GIVEN PROBLEM: The lines to reproduce run from the first one through the line containing "node_h = 0.45". Reproduce them exactly.

PROVIDED MATERIAL:
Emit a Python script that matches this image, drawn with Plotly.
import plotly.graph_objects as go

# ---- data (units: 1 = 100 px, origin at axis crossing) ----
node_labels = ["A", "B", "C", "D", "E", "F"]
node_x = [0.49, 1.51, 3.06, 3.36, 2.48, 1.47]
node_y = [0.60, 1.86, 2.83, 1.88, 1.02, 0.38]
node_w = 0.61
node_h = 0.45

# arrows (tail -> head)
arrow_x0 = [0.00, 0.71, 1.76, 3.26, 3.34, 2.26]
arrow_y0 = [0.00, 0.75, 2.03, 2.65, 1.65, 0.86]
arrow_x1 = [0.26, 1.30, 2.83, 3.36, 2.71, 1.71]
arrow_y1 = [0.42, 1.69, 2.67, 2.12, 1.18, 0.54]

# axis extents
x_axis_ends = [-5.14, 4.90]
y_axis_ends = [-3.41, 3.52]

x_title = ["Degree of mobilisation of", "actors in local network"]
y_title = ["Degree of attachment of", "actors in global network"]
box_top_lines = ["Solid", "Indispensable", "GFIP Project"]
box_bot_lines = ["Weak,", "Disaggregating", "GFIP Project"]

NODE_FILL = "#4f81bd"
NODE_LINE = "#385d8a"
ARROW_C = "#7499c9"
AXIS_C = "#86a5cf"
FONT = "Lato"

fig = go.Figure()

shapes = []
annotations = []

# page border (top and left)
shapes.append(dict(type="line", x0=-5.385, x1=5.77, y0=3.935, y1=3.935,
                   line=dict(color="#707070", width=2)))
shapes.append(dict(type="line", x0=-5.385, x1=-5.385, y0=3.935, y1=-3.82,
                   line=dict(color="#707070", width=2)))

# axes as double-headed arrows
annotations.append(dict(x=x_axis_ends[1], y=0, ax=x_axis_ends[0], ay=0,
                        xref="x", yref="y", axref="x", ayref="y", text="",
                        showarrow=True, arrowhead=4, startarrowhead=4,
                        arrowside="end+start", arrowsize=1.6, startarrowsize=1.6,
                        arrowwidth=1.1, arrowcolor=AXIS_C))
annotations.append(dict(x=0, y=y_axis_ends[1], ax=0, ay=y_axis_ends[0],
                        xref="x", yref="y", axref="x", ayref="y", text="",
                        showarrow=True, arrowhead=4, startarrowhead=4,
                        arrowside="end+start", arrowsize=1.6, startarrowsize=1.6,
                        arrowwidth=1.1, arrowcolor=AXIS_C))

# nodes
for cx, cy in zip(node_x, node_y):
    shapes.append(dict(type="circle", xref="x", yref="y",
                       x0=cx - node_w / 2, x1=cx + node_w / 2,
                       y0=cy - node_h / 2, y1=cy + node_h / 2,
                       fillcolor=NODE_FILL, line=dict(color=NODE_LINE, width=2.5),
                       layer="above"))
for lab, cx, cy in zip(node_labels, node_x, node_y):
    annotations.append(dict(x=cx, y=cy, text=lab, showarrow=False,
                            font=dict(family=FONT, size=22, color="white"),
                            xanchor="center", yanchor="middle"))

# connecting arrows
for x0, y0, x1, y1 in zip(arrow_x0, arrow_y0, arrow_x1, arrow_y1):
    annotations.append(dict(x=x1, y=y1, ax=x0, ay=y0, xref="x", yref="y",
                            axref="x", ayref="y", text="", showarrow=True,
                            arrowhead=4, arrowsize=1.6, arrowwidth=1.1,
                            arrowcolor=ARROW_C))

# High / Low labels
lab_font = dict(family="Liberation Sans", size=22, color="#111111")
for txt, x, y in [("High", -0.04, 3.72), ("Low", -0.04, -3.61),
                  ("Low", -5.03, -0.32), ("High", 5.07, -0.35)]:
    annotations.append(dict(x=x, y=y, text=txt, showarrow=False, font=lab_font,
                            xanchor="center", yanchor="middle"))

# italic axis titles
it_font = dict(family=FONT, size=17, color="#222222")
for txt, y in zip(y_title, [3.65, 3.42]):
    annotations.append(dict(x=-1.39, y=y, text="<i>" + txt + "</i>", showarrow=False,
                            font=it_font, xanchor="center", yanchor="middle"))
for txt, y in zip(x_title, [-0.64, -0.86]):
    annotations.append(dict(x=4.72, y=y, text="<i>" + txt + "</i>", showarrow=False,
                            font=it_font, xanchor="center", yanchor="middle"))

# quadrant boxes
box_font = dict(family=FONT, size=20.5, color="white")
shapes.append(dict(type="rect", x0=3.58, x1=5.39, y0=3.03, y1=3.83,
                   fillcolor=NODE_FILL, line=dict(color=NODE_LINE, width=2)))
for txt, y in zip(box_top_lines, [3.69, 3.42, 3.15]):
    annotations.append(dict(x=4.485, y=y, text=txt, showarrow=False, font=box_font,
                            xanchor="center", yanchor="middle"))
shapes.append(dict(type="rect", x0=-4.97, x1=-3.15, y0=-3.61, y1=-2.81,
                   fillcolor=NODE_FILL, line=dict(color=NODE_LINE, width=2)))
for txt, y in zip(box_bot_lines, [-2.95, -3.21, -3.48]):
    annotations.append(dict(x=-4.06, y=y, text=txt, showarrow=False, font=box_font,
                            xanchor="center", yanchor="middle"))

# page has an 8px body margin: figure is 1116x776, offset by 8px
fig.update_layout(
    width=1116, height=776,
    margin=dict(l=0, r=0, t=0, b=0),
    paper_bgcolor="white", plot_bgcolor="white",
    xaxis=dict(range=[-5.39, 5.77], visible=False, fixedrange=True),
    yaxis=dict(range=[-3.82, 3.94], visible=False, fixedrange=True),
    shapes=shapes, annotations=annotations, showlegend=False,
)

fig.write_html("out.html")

EXERCISE ANSWER:
Emit a Python script that matches this image, drawn with Plotly.
import plotly.graph_objects as go

# ---- data (units: 1 = 100 px, origin at axis crossing) ----
node_labels = ["A", "B", "C", "D", "E", "F"]
node_x = [0.49, 1.51, 3.06, 3.36, 2.48, 1.47]
node_y = [0.60, 1.86, 2.83, 1.88, 1.02, 0.38]
node_w = 0.61
node_h = 0.45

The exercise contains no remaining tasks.